The bench said that such fetters on the right to entertain an appeal are prompted by the reluctance to expose a person, who has been acquitted by a competent court of a criminal charge, to the anxiety and tension of a further examination of the case, even though it is held by a superior court.
The court did not find any satisfaction recorded therein that the findings of the trial court are palpably wrong, manifestly erroneous or demonstrably unsustainable.
In the absence of such satisfaction, the High Court, in the opinion of the court, should not have disturbed a well reasoned judgment of acquittal, passed by the trial court.
It was added that in a case of circumstantial evidence, the judgment remains essentially inferential. The inference is drawn from the established facts as the circumstances lead to particular inferences. The Court has to draw an inference with respect to whether the chain of circumstances is complete, and when the circumstances therein are collectively considered, the same must lead only to the irresistible conclusion that the accused alone is the perpetrator of the crime in question. All the circumstances so established must be of a conclusive nature, and consistent only with the hypothesis of the guilt of the accused.
The court viewed that the plain reading of the examination in chief itself is sufficient to arrive at the conclusion that the extra judicial confession could not have been relied upon as an incriminating circumstance.
It failed to understand why all of a sudden Seetharam, after a period of almost four months, thought fit to make an extra judicial confession before the H.T. Yogesh involving himself and the appellant in the alleged crime.
“An extra judicial confession, if voluntary and true and made in a fit state of mind, can be relied upon by the Court. The confession will have to be proved like any other fact.
The value of the evidence as to the confession depends on the reliability of the witness who gives the evidence. It is not open to any court to start with a presumption that extra judicial confession is a weak type of evidence.

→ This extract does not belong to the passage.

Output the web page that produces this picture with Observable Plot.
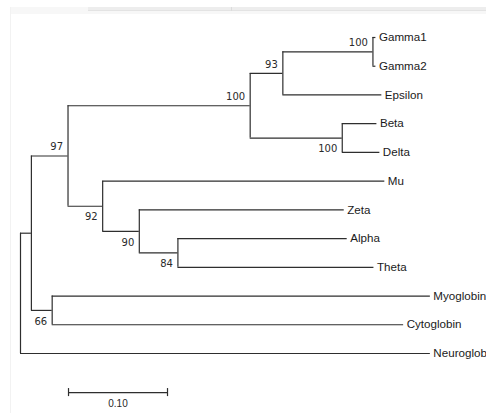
<!DOCTYPE html>
<html>
<head>
<meta charset="utf-8">
<script src="https://cdn.jsdelivr.net/npm/d3@7"></script>
<script src="https://cdn.jsdelivr.net/npm/@observablehq/plot@0.6"></script>
<style>
  html, body { margin: 0; padding: 0; background: #fff; width: 486px; height: 413px; overflow: hidden; }
  #chart { position: absolute; left: 0; top: 0; }
  .deco { position: absolute; pointer-events: none; }
</style>
</head>
<body>
<div class="deco" style="left:10px; top:7px; width:476px; height:7px; background:#f7f7f7;"></div>
<div class="deco" style="left:88px; top:7px; width:398px; height:3px; background:#ededed; border-bottom:1px solid #e3e3e3;"></div>
<div class="deco" style="left:231px; top:7px; width:1px; height:4px; background:#dcdcdc;"></div>
<div class="deco" style="left:10px; top:7px; width:1px; height:406px; background:#f2f2f2;"></div>
<div id="chart"></div>
<script>
// ---- tree data ----
const nodeIds = ["root","n1","n97","n100","n93","nG","Gamma1","Gamma2","Epsilon","nBD","Beta","Delta",
                 "n92","Mu","n90","Zeta","n84","Alpha","Theta","n66","Myoglobin","Cytoglobin","Neuroglobin"];
const parentIds = [null,"root","n1","n97","n100","n93","nG","nG","n93","n100","nBD","nBD",
                   "n97","n92","n92","n90","n90","n84","n84","n1","n66","n66","root"];
const branchLengths = [0,0.011,0.037,0.184,0.033,0.091,0.003,0.003,0.100,0.093,0.035,0.038,
                       0.035,0.285,0.037,0.207,0.039,0.171,0.198,0.021,0.382,0.355,0.414];
const bootstrapValues = [null,null,97,100,93,100,null,null,null,100,null,null,
                         92,null,90,null,84,null,null,66,null,null,null];
const scaleBarLength = 0.10;
const scaleBarLabel = "0.10";
const scaleBarStart = 0.0485;
const scaleBarRow = 12.36;

// ---- build tree layout ----
const nodes = nodeIds.map((id, i) => ({id, parentId: parentIds[i], len: branchLengths[i], boot: bootstrapValues[i], children: []}));
const byId = new Map(nodes.map(n => [n.id, n]));
nodes.forEach(n => { if (n.parentId) { n.parent = byId.get(n.parentId); n.parent.children.push(n); } });
const root = byId.get("root");
let leafCounter = 0;
(function layout(n, x) {
  n.x = x + n.len;
  if (n.children.length === 0) { n.y = leafCounter++; }
  else {
    n.children.forEach(c => layout(c, n.x));
    n.y = (n.children[0].y + n.children[n.children.length - 1].y) / 2;
  }
})(root, 0);
const branches = nodes.filter(n => n.parent);
const internals = nodes.filter(n => n.children.length > 0);
const leaves = nodes.filter(n => n.children.length === 0);
const supports = nodes.filter(n => n.boot != null);
const supportsUp = supports.filter(n => n.parent.children[0] === n);
const supportsDown = supports.filter(n => n.parent.children[0] !== n);
const scaleBar = [{x1: scaleBarStart, x2: scaleBarStart + scaleBarLength, y: scaleBarRow, label: scaleBarLabel}];

const lineColor = "#2e2e2e";
const lw = 1.2;
const chart = Plot.plot({
  width: 486,
  height: 413,
  margin: 0,
  style: {background: "transparent", fontFamily: "'Liberation Sans', Arial, sans-serif", color: "#1a1a1a"},
  x: {domain: [0, 0.1], range: [20, 119], axis: null},
  y: {domain: [0, 11], range: [37, 353], axis: null},
  marks: [
    Plot.ruleY(branches, {x1: d => d.parent.x, x2: d => d.x, y: d => d.y, stroke: lineColor, strokeWidth: lw}),
    Plot.ruleX(internals, {x: d => d.x, y1: d => d.children[0].y, y2: d => d.children[d.children.length - 1].y, stroke: lineColor, strokeWidth: lw}),
    Plot.text(leaves, {x: "x", y: "y", text: "id", textAnchor: "start", dx: 3, fontSize: 11.6, fill: "#1a1a1a"}),
    Plot.text(supportsUp, {x: "x", y: "y", text: "boot", textAnchor: "end", dx: -5, dy: -9, fontSize: 10, fontFamily: "'DejaVu Sans', Verdana, sans-serif", fill: "#2a2a2a"}),
    Plot.text(supportsDown, {x: "x", y: "y", text: "boot", textAnchor: "end", dx: -5, dy: 11, fontSize: 10, fontFamily: "'DejaVu Sans', Verdana, sans-serif", fill: "#2a2a2a"}),
    Plot.ruleY(scaleBar, {x1: "x1", x2: "x2", y: "y", stroke: lineColor, strokeWidth: lw}),
    Plot.ruleX(scaleBar, {x: "x1", y1: d => d.y - 0.14, y2: d => d.y + 0.14, stroke: lineColor, strokeWidth: lw}),
    Plot.ruleX(scaleBar, {x: "x2", y1: d => d.y - 0.14, y2: d => d.y + 0.14, stroke: lineColor, strokeWidth: lw}),
    Plot.text(scaleBar, {x: d => (d.x1 + d.x2) / 2, y: "y", text: "label", dy: 11, fontSize: 10, fill: "#2a2a2a"})
  ]
});
document.getElementById("chart").appendChild(chart);
</script>
</body>
</html>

It would depend on the nature of the circumstances, the time when the confession was made and the credibility of the witnesses who speak to such a confession. Such a confession can be relied upon and conviction can be founded thereon if the evidence about the confession comes from the mouth of witnesses who appear to be unbiased, not even remotely inimical to the accused, and in respect of whom nothing is brought out which may tend to indicate that he may have a motive for attributing an untruthful statement to the accused, the words spoken to by the witness are clear, unambiguous and unmistakably convey that the accused is the perpetrator of the crime and nothing is omitted by the witness which may militate against it. After subjecting the evidence of the witness to a rigorous test on the touchstone of credibility, the extra judicial confession can be accepted and can be the basis of a conviction if it passes the test of credibility” the bench observed.
The bench further stated that although the conduct of an accused may be a relevant fact under Section 8 of the Evidence Act, yet the same, by itself, cannot be a ground to convict him or hold him guilty and that too, for a serious offence like murder.
It was said by the court that like any other piece of evidence, the conduct of an accused is also one of the circumstances which the court may take into consideration along with the other evidence on record, direct or indirect.
The court concluded that the evidence of discovery of the weapon, clothes and dead body of the deceased at the instance of the appellant convict can hardly be treated as legal evidence, more particularly, considering the various legal infirmities in the same.
The court set aside the impugned judgment and order of conviction passed by the High Court.